Cuarto porque los escuché contar historias que ellos celebraban a carcajadas pero que a mí me erizaban el pelo. Como cuando en plena dictadura fueron a un concierto, se sentaron en primera fila, y cuando Ubiergo empezó a cantar se levantaron disparando al cielo y ordenándole que no cantara mierdas comunistas, que cantara cosas nacionales. O de cuando destrozaron en una academia un pez espada, regalo de Fidel Castro, ante la orden de un capitán y cuando ya sobrios, observaron el destrozo, trataron de surtirlo por un pez recién muerto que apestó el lugar entero, pero los felicitaron, por los actos a favor de la patria. O de cuando estuvieron 8 meses en una isla del estrecho de Magallanes, solos, esperando a los argentinos para iniciar una guerra fantasma, y terminaron casi convertidos en baguales: animales salvajes.
Pero en todo caso, habiéndolo visto de ambos lados, con todo y sus bemoles, me quedo con la forma en que celebran los chilenos su independencia. Deja a nuestro himno de las 6 de la tarde y nuestros desfiles de bastoneras en cuestionadas minifaldas muy por debajo y a uno como hambriento de una cosa así que lo haga sentirse como más nacionalista sin estar re lucas y como más unido. Digo, a uno como que le hace falta esa sensacioncilla.
Por eso, este fin de semana, la suscrita, en compañía de los compadres (el Antídoto y Tugo), vamos de colados a la celebración de la independencia chilena que organiza la comunidad aquí.
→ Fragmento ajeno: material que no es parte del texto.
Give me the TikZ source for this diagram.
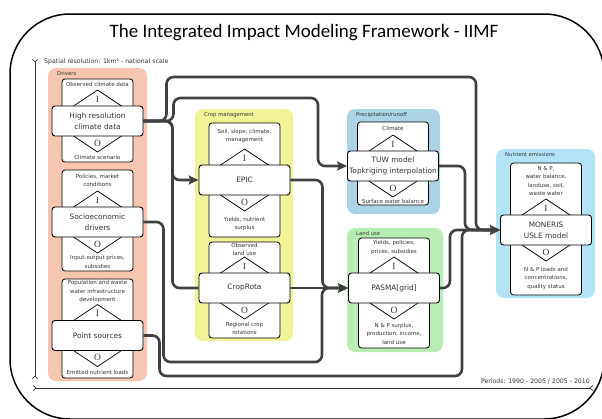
\documentclass[tikz,border=0pt]{standalone}
\usepackage{fontspec}
\setmainfont{DejaVu Sans}
\newfontfamily\titlefont{Carlito}
\newfontfamily\iofont{Liberation Serif}
\usetikzlibrary{arrows.meta}

\definecolor{driverscol}{HTML}{F6C6B0}
\definecolor{cropcol}{HTML}{F0F396}
\definecolor{runoffcol}{HTML}{AAD4E4}
\definecolor{landcol}{HTML}{B8EEB4}
\definecolor{emissioncol}{HTML}{B2E4F6}
\definecolor{linkcol}{HTML}{404040}
\definecolor{textcol}{HTML}{333333}

\tikzstyle{frame}=[draw, line width=1.5pt, rounded corners=60pt]
\tikzstyle{title}=[inner sep=0pt, font=\titlefont\fontsize{19}{22}\selectfont]
\tikzstyle{note}=[inner sep=0pt, text=textcol, font=\fontsize{6.2}{7}\selectfont]
\tikzstyle{timeaxis}=[draw, line width=0.8pt, textcol, {Straight Barb[reversed, length=2.5pt, width=5pt]}-{Straight Barb[reversed, length=2.5pt, width=5pt]}]
\tikzstyle{groupbg}=[rounded corners=8pt]
\tikzstyle{grouplabel}=[anchor=west, inner sep=0pt, text=textcol, font=\fontsize{5.3}{6}\selectfont]
\tikzstyle{panel}=[draw, fill=white, rounded corners=3pt, line width=0.8pt]
\tikzstyle{wedge}=[draw, line width=0.7pt]
\tikzstyle{datum}=[inner sep=0pt, align=center, text=textcol, font=\fontsize{5.5}{8.5}\selectfont]
\tikzstyle{io}=[inner sep=0pt, text=textcol, font=\iofont\fontsize{9.5}{10}\selectfont]
\tikzstyle{model}=[draw, fill=white, rounded corners=3pt, line width=0.9pt, minimum width=91pt, minimum height=30pt, inner sep=1pt, align=center, text=textcol, font=\fontsize{7.4}{11}\selectfont]
\tikzstyle{link}=[draw, line width=2.6pt, linkcol, rounded corners=7pt]
\tikzstyle{feed}=[link, -{Stealth[length=10pt, width=9pt, inset=2pt]}]

\begin{document}
\begin{tikzpicture}[x=1pt, y=-1pt]
	\clip (0,0) rectangle (602,418);
	\draw[frame] (10,14) rectangle (604,419);
	\node[title] (Title) at (304,33) {The Integrated Impact Modeling Framework - IIMF};
	\draw[timeaxis] (35,59) -- (35,379);
	\draw[timeaxis] (33,388) -- (593,388);
	\node[note, anchor=west] (Spatial) at (44,62) {Spatial resolution: 1km² - national scale};
	\node[note, anchor=east] (Periods) at (590,381) {Periods: 1990 - 2005 / 2005 - 2010};
	\foreach \name/\l/\t/\r/\b/\col/\label in {Drivers/48/68/147/381/driverscol/Drivers,
				CropMgmt/195/109/293/341/cropcol/{Crop management}, Runoff/347/109/440/214/runoffcol/{Precipitation/runoff},
				LandUse/347/228/443/352/landcol/{Land use}, Emissions/496/149/595/298/emissioncol/{Nutrient emissions}}
	{
		\fill[groupbg, \col] (\l,\t) rectangle (\r,\b);
		\node[grouplabel] (\name Label) at (\l+9,\t+6) {\label};
	}
	\foreach \name/\x/\y/\top/\bot/\text/\intext/\outtext in {
				HiRes/97.5/121/79/162/{High resolution\\climate data}/{Observed climate data}/{Climate scenario},
				Socio/97.5/222/170/271/{Socioeconomic\\drivers}/{Policies, market\\conditions}/{Input-output prices,\\subsidies},
				PointSrc/97.5/335.5/279/378/{Point sources}/{Population and waste\\water infrastructure\\development}/{Emitted nutrient loads},
				EPIC/244.5/180/123/237/{EPIC}/{Soil, slope, climate,\\management}/{Yields, nutrient\\surplus},
				CropRota/244.5/288/242/338/{CropRota}/{Observed\\land use}/{Regional crop\\rotations},
				TUW/393/166/122/205/{TUW model\\Topkriging interpolation}/{Climate}/{Surface water balance},
				PASMA/394/288/238/348/{PASMA[grid]}/{Yields, policies,\\prices, subsidies}/{N \& P surplus,\\production, income,\\land use},
				MONERIS/546/230/163/295/{MONERIS\\USLE model}/{N \& P,\\water balance,\\landuse, soil,\\waste water}/{N \& P loads and\\concentrations,\\quality status}}
	{
		\draw[panel] (\x-35.5,\top) rectangle (\x+35.5,\bot);
		\node[datum] (\name In) at (\x,{(\top+\y-31)/2}) {\intext};
		\node[datum] (\name Out) at (\x,{(\bot+\y+31)/2}) {\outtext};
		\draw[wedge] (\x-27,\y-13) -- (\x,\y-31) -- (\x+27,\y-13);
		\draw[wedge] (\x-27,\y+13) -- (\x,\y+31) -- (\x+27,\y+13);
		\node[io] (\name I) at (\x,\y-22) {I};
		\node[io] (\name O) at (\x,\y+22) {O};
		\node[model] (\name) at (\x,\y) {\text};
	}
	\coordinate (TopRight) at (476,77);
	\coordinate (MidRight) at (318,98);
	\coordinate (LowRight) at (322,362);
	\coordinate (BaseRight) at (462,376);
	\path[feed] (HiRes.east) -- ++(23,0) |- (TopRight) |- (MONERIS.west);
	\path[feed] (HiRes.east) -- ++(30,0) |- (MidRight) |- (TUW.west);
	\path[feed] (HiRes.east) -- ++(29,0) |- (EPIC.west);
	\path[link] (HiRes.east) -- ++(29,0) |- (CropRota.west);
	\path[feed] (Socio.east) -- ++(20,0) |- (LowRight) |- (PASMA.west);
	\path[feed] (EPIC.east) -- ++(32,0) |- (PASMA.west);
	\path[feed] (CropRota.east) -- (PASMA.west);
	\path[feed] (PointSrc.east) -- ++(16,0) |- (BaseRight) |- (MONERIS.west);
	\path[feed] (TUW.east) -- ++(26,0) |- (MONERIS.west);
	\path[feed] (PASMA.east) -- ++(10,0) |- (MONERIS.west);
\end{tikzpicture}
\end{document}
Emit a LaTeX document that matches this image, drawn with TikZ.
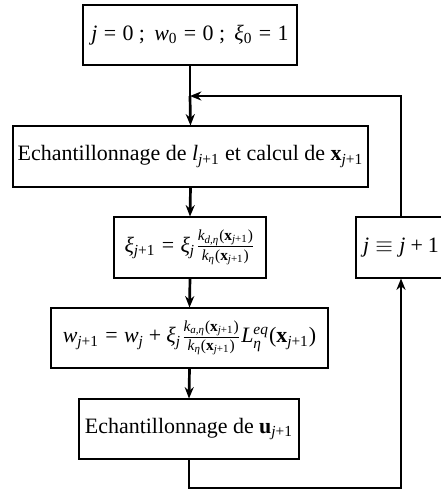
\documentclass[tikz,border=0pt]{standalone}
\usepackage[no-math]{fontspec}
\setmainfont{Liberation Serif}
\newfontfamily\lsr{Liberation Serif}[NFSSFamily=lsr]
\DeclareSymbolFont{operators}{TU}{lsr}{m}{n}
\DeclareSymbolFont{letters}{TU}{lsr}{m}{it}
\DeclareMathAlphabet{\mathbf}{TU}{lsr}{b}{n}
\Umathchardef\myxi="0 \symletters "03BE
\Umathchardef\myeta="0 \symletters "03B7
\mathcode`,="612C
\usetikzlibrary{arrows.meta}
\begin{document}
\begin{tikzpicture}[x=0.483pt,y=-0.483pt,
  box/.style={draw, line width=0.5pt, inner sep=0pt, font=\fontsize{10.6}{12.7}\selectfont},
  link/.style={line width=1.3pt},
  flow/.style={line width=1.3pt, -{Stealth[length=5.5pt,width=4.4pt]}}]
\useasboundingbox (0,0) rectangle (440,492);
\node[box, minimum width=214*0.483pt, minimum height=60*0.483pt] (b1) at (190,35)
  {$j=0\ ;\ w_0=0\ ;\ \myxi_0=1$};
\node[box, minimum width=355*0.483pt, minimum height=61*0.483pt] (b2) at (190.5,156.5)
  {Echantillonnage de $l_{j+1}$ et calcul de $\mathbf{x}_{j+1}$};
\node[box, minimum width=152*0.483pt, minimum height=61*0.483pt] (b3) at (190,247.5)
  {$\myxi_{j+1}=\myxi_j\frac{k_{d,\myeta}(\mathbf{x}_{j+1})}{k_\myeta(\mathbf{x}_{j+1})}$};
\node[box, minimum width=277*0.483pt, minimum height=60*0.483pt] (b4) at (189.5,338)
  {$w_{j+1}=w_j+\myxi_j\frac{k_{a,\myeta}(\mathbf{x}_{j+1})}{k_\myeta(\mathbf{x}_{j+1})}L_\myeta^{eq}(\mathbf{x}_{j+1})$};
\node[box, minimum width=220*0.483pt, minimum height=60*0.483pt] (b5) at (189,429)
  {Echantillonnage de $\mathbf{u}_{j+1}$};
\node[box, minimum width=90*0.483pt, minimum height=61*0.483pt] (b6) at (401,247.5)
  {$j\equiv j+1$};
\coordinate (jn) at (190,96);
\coordinate (br) at (401,488);
\draw[link] (b1.south) -- (jn);
\draw[flow] (jn) -- (b2.north);
\draw[flow] (b2.south) -- (b3.north);
\draw[flow] (b3.south) -- (b4.north);
\draw[flow] (b4.south) -- (b5.north);
\draw[flow] (b5.south) |- (br) -- (b6.south);
\draw[flow] (b6.north) |- (jn);
\end{tikzpicture}
\end{document}
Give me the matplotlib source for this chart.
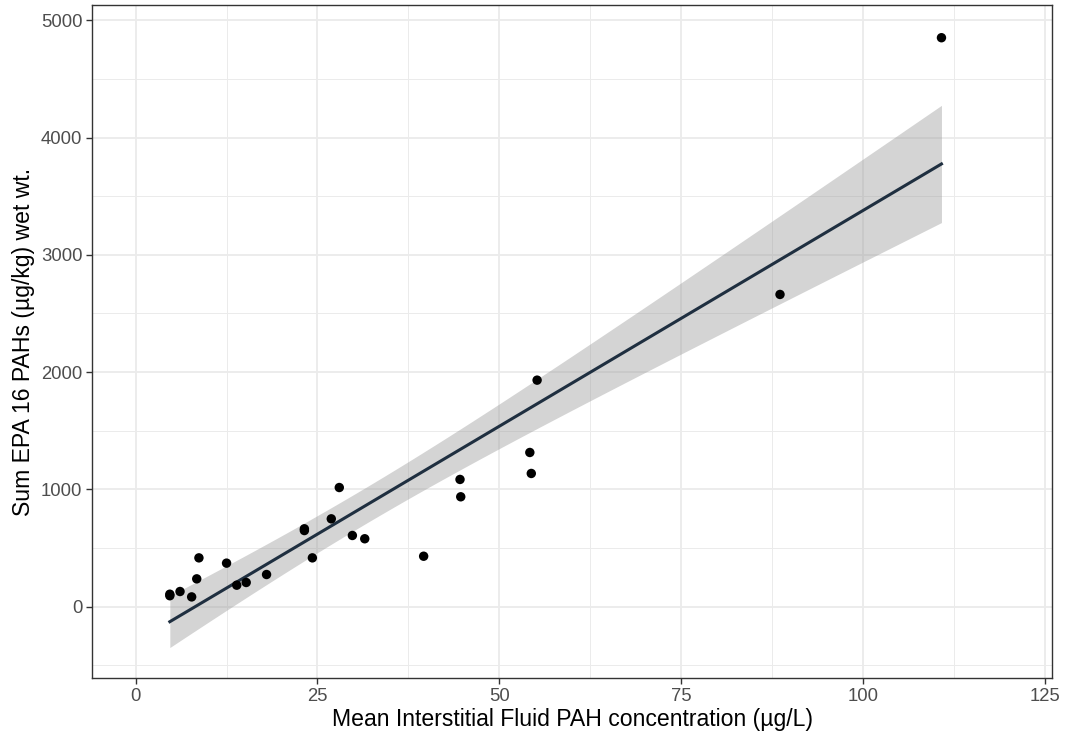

Ya los tengo advertidos que me vestiré con mi camiseta de la bandera chilena, que ellos envidian; que nos matriculé a los tres en el concurso de canto para echarnos algo bien revolucionario; que lleven pañuelo porque planeo bailar cueca y aprender cómo hacerlo en el proceso; que me alejen del vino porque amenazo con pasármela cantando tangos y que sobre todo, ya estoy ensayando mi super acento para mimetizarme a gusto el sábado, a la chilena: Cachai la wuevá?